◆ Your objective
Retype each line of the listing below, from the first through the one holding "35, 40, 45];", with no other lines.

◆ Records provided
-------------------------

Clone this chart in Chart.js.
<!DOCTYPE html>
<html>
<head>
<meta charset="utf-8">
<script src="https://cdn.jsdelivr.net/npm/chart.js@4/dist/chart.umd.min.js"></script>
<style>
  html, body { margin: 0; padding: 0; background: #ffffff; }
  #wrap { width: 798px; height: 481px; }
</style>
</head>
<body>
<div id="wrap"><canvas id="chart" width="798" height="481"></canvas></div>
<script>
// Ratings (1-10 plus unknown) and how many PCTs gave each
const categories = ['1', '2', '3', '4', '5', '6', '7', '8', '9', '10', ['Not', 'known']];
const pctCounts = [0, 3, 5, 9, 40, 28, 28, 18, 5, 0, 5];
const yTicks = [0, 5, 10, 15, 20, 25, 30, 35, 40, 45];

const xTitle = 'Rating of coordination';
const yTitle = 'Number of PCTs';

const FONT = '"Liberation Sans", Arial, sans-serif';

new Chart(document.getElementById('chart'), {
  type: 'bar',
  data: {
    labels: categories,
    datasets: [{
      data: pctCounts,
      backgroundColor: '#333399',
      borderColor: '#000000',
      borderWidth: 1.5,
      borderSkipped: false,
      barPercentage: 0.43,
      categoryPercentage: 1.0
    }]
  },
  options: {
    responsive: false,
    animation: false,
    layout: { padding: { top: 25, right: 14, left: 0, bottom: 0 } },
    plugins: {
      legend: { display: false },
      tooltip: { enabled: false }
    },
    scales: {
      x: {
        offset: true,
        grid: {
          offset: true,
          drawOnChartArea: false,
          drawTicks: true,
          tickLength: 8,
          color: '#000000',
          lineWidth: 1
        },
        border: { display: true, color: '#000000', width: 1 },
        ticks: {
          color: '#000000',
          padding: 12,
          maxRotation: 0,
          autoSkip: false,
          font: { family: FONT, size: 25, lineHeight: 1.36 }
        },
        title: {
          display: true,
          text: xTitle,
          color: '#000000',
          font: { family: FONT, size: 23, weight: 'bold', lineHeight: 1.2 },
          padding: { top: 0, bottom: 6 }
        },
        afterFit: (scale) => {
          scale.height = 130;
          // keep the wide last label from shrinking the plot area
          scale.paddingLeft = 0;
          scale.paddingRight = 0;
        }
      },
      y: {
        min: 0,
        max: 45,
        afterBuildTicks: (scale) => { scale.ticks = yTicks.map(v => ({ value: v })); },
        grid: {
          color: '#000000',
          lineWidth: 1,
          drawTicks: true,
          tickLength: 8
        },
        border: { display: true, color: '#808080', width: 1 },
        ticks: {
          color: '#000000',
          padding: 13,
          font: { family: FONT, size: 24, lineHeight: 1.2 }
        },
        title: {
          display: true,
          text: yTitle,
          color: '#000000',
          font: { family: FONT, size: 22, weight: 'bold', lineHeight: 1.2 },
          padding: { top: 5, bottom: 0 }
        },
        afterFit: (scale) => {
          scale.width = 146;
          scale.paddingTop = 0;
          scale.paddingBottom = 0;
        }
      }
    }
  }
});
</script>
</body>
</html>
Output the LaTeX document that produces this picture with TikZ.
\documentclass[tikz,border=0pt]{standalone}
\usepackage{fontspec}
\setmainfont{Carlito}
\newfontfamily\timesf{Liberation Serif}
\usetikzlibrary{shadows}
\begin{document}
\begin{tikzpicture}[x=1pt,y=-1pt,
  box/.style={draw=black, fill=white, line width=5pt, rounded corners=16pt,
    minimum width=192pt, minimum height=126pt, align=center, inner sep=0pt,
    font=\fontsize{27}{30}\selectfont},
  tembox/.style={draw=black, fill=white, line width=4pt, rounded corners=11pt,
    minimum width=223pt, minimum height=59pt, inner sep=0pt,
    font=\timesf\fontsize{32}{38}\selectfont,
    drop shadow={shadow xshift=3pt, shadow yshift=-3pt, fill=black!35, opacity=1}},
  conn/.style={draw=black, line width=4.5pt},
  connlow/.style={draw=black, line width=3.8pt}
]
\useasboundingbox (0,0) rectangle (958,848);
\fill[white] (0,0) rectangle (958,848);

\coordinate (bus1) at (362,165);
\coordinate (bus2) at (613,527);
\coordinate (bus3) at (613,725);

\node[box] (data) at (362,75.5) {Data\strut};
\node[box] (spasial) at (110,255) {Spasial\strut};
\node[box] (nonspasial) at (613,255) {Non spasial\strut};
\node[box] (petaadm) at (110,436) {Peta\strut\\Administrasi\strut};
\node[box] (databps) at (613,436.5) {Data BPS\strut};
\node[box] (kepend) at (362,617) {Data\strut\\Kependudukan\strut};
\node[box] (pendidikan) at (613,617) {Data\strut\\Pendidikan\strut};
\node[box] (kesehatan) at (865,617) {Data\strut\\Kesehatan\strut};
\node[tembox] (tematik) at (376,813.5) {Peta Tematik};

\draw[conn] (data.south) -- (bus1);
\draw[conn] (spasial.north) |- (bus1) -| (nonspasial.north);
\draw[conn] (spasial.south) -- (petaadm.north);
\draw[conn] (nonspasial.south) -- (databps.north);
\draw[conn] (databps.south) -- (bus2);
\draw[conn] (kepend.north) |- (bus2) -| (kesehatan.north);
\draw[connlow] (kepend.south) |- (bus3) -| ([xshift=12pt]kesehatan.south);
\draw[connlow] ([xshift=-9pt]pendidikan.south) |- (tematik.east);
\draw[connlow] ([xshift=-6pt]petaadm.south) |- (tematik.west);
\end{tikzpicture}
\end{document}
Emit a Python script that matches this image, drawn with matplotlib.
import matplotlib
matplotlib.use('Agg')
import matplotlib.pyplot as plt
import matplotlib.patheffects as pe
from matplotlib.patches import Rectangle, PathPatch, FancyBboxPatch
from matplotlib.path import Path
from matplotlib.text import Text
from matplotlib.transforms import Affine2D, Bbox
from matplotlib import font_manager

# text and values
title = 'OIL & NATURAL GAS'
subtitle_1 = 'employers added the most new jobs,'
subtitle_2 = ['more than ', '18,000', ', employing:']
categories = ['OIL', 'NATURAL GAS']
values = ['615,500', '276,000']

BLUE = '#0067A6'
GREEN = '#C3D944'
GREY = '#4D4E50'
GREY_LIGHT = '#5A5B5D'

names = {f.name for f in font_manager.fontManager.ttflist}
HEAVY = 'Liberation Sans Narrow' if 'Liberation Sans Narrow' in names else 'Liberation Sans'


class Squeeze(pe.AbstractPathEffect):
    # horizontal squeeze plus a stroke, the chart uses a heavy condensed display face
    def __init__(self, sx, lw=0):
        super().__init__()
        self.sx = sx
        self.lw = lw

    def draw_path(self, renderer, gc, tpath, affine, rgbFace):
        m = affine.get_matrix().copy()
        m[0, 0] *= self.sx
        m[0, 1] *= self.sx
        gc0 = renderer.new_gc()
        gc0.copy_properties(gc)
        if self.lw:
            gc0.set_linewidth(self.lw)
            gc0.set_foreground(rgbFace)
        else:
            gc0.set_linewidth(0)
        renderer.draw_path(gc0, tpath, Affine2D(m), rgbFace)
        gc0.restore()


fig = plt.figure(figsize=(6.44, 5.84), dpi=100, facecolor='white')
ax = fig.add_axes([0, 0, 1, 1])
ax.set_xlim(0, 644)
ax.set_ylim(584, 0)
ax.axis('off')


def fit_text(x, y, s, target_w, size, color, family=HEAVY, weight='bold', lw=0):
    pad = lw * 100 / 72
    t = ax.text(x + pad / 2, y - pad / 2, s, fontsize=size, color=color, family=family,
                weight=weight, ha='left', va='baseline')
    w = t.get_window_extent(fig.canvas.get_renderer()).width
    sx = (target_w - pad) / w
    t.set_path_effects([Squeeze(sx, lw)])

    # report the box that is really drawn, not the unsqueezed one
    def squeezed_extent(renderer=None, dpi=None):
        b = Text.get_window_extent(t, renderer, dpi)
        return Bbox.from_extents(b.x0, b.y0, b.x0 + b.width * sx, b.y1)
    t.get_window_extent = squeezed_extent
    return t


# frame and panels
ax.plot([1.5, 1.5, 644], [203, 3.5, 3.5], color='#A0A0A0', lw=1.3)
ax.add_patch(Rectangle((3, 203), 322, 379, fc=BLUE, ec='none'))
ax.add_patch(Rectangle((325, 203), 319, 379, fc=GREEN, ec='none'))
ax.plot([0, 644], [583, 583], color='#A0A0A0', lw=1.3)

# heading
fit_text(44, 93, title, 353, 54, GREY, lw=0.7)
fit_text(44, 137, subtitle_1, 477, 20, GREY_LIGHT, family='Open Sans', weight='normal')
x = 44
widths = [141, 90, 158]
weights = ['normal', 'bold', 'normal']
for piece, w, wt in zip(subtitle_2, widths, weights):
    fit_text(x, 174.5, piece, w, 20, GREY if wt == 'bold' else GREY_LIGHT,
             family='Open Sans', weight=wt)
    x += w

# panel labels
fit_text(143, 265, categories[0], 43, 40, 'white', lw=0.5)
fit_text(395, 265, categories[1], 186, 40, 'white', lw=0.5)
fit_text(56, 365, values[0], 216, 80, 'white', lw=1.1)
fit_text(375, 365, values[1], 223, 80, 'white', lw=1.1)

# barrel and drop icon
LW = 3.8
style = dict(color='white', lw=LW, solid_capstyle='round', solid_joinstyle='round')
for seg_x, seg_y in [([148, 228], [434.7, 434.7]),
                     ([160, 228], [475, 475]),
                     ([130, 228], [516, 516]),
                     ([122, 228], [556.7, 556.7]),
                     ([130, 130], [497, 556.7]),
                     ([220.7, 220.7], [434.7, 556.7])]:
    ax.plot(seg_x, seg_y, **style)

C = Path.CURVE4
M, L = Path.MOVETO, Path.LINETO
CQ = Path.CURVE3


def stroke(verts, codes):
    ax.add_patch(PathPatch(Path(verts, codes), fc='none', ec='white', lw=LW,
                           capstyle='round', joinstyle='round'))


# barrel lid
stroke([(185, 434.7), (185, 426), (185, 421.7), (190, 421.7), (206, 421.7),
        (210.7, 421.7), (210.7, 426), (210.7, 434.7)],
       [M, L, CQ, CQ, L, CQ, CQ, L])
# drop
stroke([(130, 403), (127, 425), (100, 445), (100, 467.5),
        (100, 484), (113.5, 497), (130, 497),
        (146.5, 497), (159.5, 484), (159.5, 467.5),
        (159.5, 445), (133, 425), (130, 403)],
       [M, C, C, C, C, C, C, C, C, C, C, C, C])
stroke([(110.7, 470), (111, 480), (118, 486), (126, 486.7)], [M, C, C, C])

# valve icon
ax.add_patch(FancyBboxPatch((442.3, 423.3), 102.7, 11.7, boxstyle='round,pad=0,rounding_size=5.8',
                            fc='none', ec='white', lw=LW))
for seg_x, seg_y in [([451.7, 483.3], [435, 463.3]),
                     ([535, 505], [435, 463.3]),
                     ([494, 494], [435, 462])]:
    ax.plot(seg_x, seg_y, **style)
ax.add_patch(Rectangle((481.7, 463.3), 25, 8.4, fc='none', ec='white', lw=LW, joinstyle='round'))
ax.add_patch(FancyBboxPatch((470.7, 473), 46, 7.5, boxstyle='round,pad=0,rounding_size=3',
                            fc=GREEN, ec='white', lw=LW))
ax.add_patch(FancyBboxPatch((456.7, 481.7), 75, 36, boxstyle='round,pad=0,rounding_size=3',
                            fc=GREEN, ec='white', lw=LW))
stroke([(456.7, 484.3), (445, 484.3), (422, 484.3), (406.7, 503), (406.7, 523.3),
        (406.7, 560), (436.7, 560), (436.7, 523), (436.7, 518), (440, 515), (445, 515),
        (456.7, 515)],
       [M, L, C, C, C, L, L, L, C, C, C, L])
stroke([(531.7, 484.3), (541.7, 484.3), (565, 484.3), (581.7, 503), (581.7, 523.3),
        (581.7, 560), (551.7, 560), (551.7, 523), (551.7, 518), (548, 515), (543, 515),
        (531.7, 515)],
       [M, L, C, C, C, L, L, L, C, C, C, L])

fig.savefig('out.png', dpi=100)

-------------------------

◆ Written reply
Clone this chart in Chart.js.
<!DOCTYPE html>
<html>
<head>
<meta charset="utf-8">
<script src="https://cdn.jsdelivr.net/npm/chart.js@4/dist/chart.umd.min.js"></script>
<style>
  html, body { margin: 0; padding: 0; background: #ffffff; }
  #wrap { width: 798px; height: 481px; }
</style>
</head>
<body>
<div id="wrap"><canvas id="chart" width="798" height="481"></canvas></div>
<script>
// Ratings (1-10 plus unknown) and how many PCTs gave each
const categories = ['1', '2', '3', '4', '5', '6', '7', '8', '9', '10', ['Not', 'known']];
const pctCounts = [0, 3, 5, 9, 40, 28, 28, 18, 5, 0, 5];
const yTicks = [0, 5, 10, 15, 20, 25, 30, 35, 40, 45];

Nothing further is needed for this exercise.